** BEGIN **

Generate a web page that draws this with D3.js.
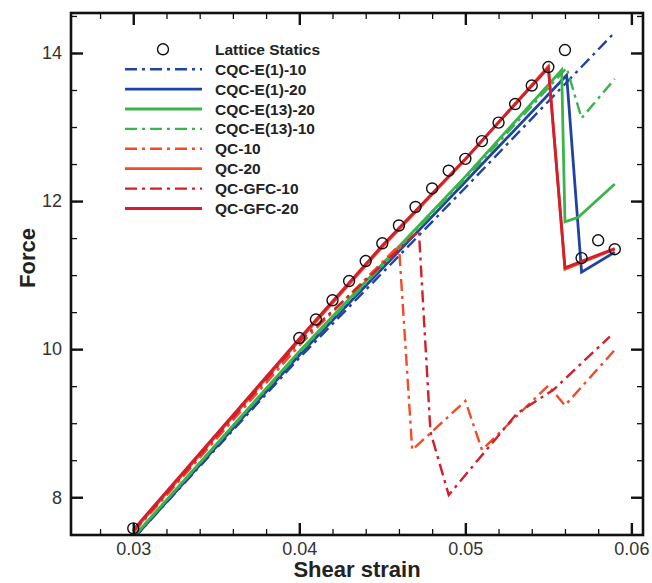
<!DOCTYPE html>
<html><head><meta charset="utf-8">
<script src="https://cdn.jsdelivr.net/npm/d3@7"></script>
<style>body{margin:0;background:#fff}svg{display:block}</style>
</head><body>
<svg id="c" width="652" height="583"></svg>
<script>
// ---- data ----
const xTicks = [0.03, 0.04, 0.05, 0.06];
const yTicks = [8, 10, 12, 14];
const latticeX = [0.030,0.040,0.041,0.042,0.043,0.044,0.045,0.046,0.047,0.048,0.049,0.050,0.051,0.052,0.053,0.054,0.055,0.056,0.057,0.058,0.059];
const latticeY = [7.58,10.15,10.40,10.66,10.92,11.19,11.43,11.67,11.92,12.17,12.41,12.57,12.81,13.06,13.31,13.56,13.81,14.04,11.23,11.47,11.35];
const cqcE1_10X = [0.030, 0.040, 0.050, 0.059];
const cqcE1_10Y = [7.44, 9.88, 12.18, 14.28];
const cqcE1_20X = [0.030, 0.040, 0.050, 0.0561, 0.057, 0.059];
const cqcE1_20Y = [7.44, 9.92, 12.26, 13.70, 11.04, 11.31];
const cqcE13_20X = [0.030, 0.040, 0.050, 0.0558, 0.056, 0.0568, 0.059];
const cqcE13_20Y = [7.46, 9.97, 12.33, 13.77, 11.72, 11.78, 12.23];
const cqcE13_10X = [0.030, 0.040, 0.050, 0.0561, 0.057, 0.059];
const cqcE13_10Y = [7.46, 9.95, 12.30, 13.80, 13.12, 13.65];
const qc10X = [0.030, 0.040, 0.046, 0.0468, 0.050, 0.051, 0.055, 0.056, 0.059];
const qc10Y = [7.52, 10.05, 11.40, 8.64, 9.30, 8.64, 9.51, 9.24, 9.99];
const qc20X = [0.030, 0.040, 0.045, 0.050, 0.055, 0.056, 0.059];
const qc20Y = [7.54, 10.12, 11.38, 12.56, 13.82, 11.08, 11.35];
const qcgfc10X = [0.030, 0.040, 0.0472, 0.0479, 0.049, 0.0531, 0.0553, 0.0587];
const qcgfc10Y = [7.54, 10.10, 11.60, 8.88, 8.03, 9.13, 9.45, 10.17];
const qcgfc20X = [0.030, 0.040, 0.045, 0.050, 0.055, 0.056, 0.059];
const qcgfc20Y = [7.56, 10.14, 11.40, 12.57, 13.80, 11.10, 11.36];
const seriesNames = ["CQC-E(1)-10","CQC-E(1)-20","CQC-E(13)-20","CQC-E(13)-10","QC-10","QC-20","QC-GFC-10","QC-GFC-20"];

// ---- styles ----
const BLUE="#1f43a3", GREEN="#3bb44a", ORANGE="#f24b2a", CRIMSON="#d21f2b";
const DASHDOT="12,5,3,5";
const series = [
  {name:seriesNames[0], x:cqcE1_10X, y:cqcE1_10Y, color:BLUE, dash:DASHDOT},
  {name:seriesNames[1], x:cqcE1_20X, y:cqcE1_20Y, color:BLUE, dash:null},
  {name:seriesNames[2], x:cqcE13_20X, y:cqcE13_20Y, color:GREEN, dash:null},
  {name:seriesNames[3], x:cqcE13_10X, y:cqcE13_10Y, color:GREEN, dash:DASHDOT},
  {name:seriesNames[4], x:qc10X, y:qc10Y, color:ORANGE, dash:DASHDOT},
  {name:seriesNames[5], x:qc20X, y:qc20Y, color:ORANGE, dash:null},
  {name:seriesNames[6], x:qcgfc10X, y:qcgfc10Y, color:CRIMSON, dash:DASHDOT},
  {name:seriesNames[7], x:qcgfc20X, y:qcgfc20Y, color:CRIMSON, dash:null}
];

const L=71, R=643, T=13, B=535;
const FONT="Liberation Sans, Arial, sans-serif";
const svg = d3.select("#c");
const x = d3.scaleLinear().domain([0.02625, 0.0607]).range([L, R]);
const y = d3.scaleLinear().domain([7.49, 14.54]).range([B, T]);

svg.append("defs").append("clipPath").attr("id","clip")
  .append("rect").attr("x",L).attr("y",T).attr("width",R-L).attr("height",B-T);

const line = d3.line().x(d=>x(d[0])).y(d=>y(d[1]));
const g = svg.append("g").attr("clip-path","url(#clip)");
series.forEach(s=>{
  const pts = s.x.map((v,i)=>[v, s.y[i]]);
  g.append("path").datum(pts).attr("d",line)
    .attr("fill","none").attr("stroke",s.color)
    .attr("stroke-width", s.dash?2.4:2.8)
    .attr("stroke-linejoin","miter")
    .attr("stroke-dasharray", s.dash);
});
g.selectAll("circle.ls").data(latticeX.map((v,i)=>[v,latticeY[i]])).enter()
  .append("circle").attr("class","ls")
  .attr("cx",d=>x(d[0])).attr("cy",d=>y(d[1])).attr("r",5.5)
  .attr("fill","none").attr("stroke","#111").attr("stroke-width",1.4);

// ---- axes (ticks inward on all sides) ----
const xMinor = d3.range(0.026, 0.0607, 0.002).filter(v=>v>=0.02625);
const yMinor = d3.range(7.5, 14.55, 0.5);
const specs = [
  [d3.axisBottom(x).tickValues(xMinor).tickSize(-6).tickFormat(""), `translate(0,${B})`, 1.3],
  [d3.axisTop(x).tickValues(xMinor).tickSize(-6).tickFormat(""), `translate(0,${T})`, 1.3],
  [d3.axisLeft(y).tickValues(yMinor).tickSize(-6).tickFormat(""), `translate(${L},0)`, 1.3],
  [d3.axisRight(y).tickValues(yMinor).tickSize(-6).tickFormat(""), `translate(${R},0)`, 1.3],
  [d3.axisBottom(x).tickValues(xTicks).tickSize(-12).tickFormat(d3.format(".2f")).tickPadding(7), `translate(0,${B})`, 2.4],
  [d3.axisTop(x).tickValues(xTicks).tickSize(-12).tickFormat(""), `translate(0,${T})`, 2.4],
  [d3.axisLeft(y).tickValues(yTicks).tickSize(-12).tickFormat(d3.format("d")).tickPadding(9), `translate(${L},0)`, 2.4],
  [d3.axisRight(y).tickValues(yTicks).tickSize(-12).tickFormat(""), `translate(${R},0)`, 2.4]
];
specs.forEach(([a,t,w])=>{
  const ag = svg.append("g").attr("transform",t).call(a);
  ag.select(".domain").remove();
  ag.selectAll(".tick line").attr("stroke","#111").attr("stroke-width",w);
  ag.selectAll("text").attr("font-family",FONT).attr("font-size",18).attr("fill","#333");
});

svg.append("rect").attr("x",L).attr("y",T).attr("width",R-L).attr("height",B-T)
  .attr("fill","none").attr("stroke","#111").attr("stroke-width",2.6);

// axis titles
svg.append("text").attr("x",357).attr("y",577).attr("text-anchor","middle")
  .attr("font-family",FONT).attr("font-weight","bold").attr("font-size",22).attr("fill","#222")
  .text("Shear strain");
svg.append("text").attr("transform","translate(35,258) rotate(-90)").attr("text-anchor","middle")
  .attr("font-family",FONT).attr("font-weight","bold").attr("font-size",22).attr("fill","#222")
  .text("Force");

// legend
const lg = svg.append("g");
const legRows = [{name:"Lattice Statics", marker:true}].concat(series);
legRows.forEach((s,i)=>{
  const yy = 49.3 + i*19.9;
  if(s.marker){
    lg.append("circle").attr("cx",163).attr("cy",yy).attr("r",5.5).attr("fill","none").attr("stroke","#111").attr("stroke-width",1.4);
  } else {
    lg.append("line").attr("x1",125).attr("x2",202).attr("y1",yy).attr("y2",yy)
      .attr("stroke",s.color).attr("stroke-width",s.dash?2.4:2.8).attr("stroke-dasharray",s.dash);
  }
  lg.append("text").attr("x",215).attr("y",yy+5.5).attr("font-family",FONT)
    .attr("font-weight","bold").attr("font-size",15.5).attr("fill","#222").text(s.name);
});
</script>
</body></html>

** END **
** BEGIN **

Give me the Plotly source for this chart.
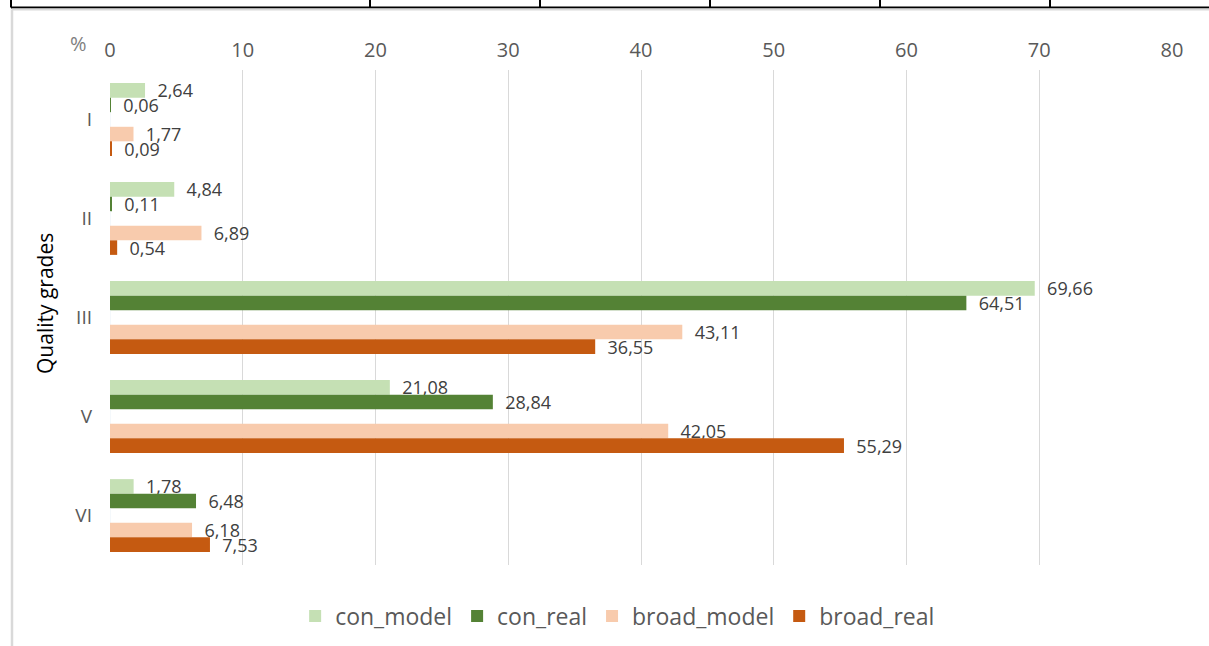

** END **

TASK TO CARRY OUT:
From the entries above, extract each line containing "this".

FINAL ANSWER:
Generate a web page that draws this with D3.js.
Give me the Plotly source for this chart.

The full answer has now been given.